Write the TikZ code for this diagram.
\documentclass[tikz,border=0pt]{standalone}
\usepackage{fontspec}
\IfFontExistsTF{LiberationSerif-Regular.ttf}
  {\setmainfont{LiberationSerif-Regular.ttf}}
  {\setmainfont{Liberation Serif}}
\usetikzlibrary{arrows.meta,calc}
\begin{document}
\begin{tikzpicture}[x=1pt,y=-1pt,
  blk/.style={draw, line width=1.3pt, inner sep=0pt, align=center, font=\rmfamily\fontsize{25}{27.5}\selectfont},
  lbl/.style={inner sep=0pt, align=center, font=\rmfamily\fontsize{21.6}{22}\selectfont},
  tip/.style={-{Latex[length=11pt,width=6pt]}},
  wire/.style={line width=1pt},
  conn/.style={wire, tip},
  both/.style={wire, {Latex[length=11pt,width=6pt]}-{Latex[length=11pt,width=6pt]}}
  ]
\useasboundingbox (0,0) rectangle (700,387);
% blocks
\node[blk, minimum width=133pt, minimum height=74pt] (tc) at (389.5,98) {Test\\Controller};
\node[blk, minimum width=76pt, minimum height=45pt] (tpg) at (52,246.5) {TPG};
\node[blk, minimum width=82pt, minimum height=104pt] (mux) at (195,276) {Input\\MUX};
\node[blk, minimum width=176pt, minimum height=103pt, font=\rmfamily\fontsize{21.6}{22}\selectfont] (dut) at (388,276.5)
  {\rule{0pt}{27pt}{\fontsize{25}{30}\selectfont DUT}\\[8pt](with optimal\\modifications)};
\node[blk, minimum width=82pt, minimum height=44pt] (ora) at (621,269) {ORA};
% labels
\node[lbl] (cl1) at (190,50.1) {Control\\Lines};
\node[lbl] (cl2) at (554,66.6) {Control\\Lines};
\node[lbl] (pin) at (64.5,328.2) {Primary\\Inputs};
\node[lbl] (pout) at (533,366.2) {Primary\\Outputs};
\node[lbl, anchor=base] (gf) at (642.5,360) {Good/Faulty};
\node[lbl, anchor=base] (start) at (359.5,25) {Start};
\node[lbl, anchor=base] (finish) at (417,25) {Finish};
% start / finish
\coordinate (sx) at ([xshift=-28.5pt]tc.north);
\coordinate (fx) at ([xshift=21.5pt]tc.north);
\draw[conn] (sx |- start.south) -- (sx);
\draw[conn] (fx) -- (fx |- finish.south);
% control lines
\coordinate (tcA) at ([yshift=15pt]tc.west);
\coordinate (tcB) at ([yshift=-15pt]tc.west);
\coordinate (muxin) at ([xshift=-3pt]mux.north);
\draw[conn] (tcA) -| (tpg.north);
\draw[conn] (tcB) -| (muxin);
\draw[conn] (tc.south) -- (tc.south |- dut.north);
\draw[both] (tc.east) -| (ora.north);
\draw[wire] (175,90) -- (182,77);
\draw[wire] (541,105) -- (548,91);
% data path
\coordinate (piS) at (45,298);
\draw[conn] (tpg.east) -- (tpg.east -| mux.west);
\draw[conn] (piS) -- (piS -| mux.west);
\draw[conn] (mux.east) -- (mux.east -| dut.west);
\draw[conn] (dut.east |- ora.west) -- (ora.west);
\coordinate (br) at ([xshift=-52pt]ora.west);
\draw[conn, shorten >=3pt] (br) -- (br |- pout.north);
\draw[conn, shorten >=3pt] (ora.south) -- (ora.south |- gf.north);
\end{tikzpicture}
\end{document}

* * *

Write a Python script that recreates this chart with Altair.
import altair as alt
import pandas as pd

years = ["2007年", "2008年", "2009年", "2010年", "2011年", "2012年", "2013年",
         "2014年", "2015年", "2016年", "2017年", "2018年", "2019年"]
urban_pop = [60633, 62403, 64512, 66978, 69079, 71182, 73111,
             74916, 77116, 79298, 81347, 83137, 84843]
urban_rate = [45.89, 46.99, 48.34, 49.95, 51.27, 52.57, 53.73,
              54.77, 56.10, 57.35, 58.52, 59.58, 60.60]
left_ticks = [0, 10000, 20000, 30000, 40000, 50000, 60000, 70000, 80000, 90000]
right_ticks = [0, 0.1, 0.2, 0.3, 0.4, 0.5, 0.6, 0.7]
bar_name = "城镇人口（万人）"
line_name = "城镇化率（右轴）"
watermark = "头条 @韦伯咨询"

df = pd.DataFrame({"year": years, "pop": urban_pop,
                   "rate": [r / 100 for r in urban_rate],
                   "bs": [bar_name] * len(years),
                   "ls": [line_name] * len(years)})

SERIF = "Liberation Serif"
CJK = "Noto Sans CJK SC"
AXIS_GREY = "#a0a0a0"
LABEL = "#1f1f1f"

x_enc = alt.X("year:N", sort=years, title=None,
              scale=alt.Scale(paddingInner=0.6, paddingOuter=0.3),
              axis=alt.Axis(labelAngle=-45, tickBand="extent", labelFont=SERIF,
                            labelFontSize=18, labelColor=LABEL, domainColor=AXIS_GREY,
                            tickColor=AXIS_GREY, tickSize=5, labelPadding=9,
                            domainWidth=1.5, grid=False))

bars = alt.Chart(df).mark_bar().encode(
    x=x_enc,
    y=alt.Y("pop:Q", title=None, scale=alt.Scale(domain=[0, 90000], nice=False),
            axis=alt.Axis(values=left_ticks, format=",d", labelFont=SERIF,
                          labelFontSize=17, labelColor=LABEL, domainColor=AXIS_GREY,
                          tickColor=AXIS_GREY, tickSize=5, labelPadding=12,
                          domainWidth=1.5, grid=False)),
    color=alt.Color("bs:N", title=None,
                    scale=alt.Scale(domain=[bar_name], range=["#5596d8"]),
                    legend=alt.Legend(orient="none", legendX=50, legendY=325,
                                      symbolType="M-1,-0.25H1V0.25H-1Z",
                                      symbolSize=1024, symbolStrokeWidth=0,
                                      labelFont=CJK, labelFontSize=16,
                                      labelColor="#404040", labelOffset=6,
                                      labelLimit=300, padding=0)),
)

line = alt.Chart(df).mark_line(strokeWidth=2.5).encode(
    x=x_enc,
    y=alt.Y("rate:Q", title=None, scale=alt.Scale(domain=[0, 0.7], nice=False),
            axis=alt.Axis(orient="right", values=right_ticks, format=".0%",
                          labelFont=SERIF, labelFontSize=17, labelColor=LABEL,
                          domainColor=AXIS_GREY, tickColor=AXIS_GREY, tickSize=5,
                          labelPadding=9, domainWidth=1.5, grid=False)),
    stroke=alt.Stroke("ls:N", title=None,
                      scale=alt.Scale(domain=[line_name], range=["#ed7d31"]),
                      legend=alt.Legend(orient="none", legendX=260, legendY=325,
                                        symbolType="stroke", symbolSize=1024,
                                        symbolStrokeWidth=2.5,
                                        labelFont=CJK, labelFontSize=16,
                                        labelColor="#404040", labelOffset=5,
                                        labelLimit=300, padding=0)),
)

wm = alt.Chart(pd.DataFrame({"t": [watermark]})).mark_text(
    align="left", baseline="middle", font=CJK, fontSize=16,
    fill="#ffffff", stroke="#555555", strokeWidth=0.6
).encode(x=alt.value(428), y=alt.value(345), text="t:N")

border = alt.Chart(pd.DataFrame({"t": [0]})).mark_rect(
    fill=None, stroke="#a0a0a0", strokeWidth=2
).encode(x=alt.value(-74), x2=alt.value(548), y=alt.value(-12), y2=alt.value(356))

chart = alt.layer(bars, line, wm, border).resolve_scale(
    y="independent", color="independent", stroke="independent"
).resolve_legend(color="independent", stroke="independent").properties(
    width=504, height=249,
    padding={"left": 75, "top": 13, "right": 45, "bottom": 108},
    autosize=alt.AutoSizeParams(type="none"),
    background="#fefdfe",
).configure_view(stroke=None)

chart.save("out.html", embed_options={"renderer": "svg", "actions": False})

Aim — Transcribe the lines beginning at the one that contains "Write a Python" and ending at the one that contains "import pandas as pd", with nothing added or left out.

Written solution —
Write a Python script that recreates this chart with Altair.
import altair as alt
import pandas as pd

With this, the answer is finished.